**Information shown:**
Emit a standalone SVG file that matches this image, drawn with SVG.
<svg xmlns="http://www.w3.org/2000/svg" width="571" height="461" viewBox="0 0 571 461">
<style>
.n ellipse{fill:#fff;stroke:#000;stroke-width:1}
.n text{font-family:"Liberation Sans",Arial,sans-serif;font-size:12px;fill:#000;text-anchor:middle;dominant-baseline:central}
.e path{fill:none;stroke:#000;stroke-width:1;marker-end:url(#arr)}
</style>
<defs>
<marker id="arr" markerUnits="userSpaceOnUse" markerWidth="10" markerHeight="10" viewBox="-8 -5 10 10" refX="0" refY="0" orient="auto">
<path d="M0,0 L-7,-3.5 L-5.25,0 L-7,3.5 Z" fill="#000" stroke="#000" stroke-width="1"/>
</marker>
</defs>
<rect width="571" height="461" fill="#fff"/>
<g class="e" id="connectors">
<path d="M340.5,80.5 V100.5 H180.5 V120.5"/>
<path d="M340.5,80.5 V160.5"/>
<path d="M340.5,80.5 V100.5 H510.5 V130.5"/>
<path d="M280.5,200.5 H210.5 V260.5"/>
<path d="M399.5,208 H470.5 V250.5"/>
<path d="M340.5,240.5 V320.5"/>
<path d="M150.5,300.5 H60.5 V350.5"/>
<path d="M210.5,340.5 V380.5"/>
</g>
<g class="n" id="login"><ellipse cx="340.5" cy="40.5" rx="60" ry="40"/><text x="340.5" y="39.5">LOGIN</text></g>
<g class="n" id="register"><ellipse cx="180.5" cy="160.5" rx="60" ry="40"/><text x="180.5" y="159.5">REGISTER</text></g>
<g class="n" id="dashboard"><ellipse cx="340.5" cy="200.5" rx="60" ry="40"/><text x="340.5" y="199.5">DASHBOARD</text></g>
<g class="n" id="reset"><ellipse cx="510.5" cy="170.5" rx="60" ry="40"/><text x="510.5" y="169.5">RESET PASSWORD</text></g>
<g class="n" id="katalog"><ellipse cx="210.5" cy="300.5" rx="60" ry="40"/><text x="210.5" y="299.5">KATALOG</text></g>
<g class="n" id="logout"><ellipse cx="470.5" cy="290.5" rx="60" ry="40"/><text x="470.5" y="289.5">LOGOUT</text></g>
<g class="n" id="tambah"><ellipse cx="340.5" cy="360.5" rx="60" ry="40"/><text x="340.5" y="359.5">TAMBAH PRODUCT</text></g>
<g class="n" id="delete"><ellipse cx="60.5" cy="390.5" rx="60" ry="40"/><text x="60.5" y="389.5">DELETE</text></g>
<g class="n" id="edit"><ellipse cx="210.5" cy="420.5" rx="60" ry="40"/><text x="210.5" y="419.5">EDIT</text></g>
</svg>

**Set task:** Give back all the data exactly as written.

**Complete response:**
Emit a standalone SVG file that matches this image, drawn with SVG.
<svg xmlns="http://www.w3.org/2000/svg" width="571" height="461" viewBox="0 0 571 461">
<style>
.n ellipse{fill:#fff;stroke:#000;stroke-width:1}
.n text{font-family:"Liberation Sans",Arial,sans-serif;font-size:12px;fill:#000;text-anchor:middle;dominant-baseline:central}
.e path{fill:none;stroke:#000;stroke-width:1;marker-end:url(#arr)}
</style>
<defs>
<marker id="arr" markerUnits="userSpaceOnUse" markerWidth="10" markerHeight="10" viewBox="-8 -5 10 10" refX="0" refY="0" orient="auto">
<path d="M0,0 L-7,-3.5 L-5.25,0 L-7,3.5 Z" fill="#000" stroke="#000" stroke-width="1"/>
</marker>
</defs>
<rect width="571" height="461" fill="#fff"/>
<g class="e" id="connectors">
<path d="M340.5,80.5 V100.5 H180.5 V120.5"/>
<path d="M340.5,80.5 V160.5"/>
<path d="M340.5,80.5 V100.5 H510.5 V130.5"/>
<path d="M280.5,200.5 H210.5 V260.5"/>
<path d="M399.5,208 H470.5 V250.5"/>
<path d="M340.5,240.5 V320.5"/>
<path d="M150.5,300.5 H60.5 V350.5"/>
<path d="M210.5,340.5 V380.5"/>
</g>
<g class="n" id="login"><ellipse cx="340.5" cy="40.5" rx="60" ry="40"/><text x="340.5" y="39.5">LOGIN</text></g>
<g class="n" id="register"><ellipse cx="180.5" cy="160.5" rx="60" ry="40"/><text x="180.5" y="159.5">REGISTER</text></g>
<g class="n" id="dashboard"><ellipse cx="340.5" cy="200.5" rx="60" ry="40"/><text x="340.5" y="199.5">DASHBOARD</text></g>
<g class="n" id="reset"><ellipse cx="510.5" cy="170.5" rx="60" ry="40"/><text x="510.5" y="169.5">RESET PASSWORD</text></g>
<g class="n" id="katalog"><ellipse cx="210.5" cy="300.5" rx="60" ry="40"/><text x="210.5" y="299.5">KATALOG</text></g>
<g class="n" id="logout"><ellipse cx="470.5" cy="290.5" rx="60" ry="40"/><text x="470.5" y="289.5">LOGOUT</text></g>
<g class="n" id="tambah"><ellipse cx="340.5" cy="360.5" rx="60" ry="40"/><text x="340.5" y="359.5">TAMBAH PRODUCT</text></g>
<g class="n" id="delete"><ellipse cx="60.5" cy="390.5" rx="60" ry="40"/><text x="60.5" y="389.5">DELETE</text></g>
<g class="n" id="edit"><ellipse cx="210.5" cy="420.5" rx="60" ry="40"/><text x="210.5" y="419.5">EDIT</text></g>
</svg>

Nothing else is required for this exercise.